Genealogy enthusiasts don’t have to explain to each other why we find poring over primary documents and family trees so compelling. We love getting lost in rabbit holes of research, and we rejoice in breaking through brick walls, wielding documentation like sledgehammers against uncertainty about our roots. Sharing our findings with others who don’t share our passion requires that we connect the dots between the names and dates and records we discover to present our ancestors in their full humanity, with storytelling and emotion fleshing out the bare bones of fact. Sometimes objects and heirlooms help in this process by tangibly bringing us closer to previous generations. My son and I snuggle under an afghan my grandmother made, and though he never met her, he can imagine her hands at work.
A print of a painting of a white horse that has been in my family for four generations inspires this piece of writing. It came to me from my father, Raymond Alfred Lambert, who grew up in a small farming village on the border of Vermont and Québec. He said it originally belonged to his grandfather, Alfred “Fred” Damian Lambert (1882–1963). Though I never knew this great-grandfather because he died before I was born, my dad has shared many stories about him over the years. Some were about his team of white Percheron workhorses named Dick and Dan. As a child I thought my great-grandpa Lambert had actually hired someone to paint this picture as a tribute to them. I later realized the implausibility of such an act—commissioning a portrait of a workhorse would have been quite an indulgence for a Vermont oat farmer!

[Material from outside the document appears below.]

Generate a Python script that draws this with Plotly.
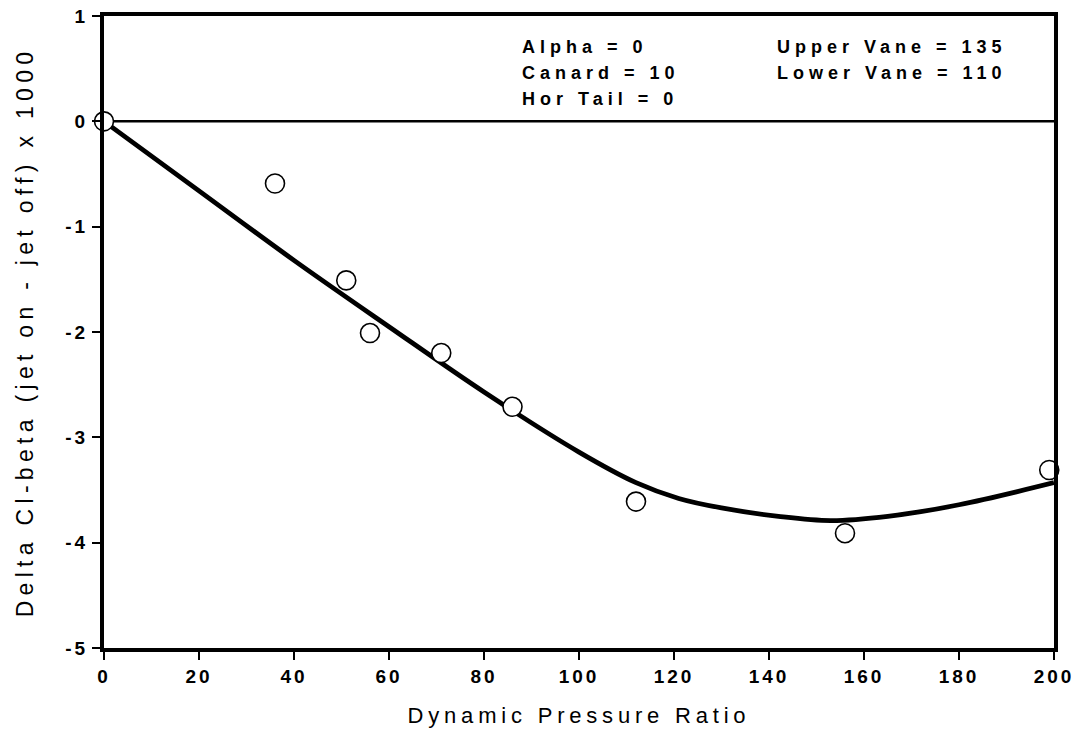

At one point my dad said it was likely his grandfather stumbled across the picture at a barn auction and bought it since it reminded him of his horses. I accepted that theory until I hung it in my office at Modern Memoirs and noticed that handwritten on the back are the words “Great-Grandpa Raymond’s horse ‘Alpha.’” In addition to being my dad’s first name, Raymond was the maiden name of Fred Lambert’s wife, my great-grandmother Anastasie “Tazzy” Raymond Lambert (1886–1971). Like Fred, she also died before my birth, and I never heard any stories about her family’s horses. But, her father, Louis Homer Raymond (1863–1903), who would’ve been “Great-Grandpa Raymond” to my dad and his generation, listed his occupation as “Farmer” on his 1884 marriage license, and it’s entirely possible that he owned a Percheron workhorse named Alpha.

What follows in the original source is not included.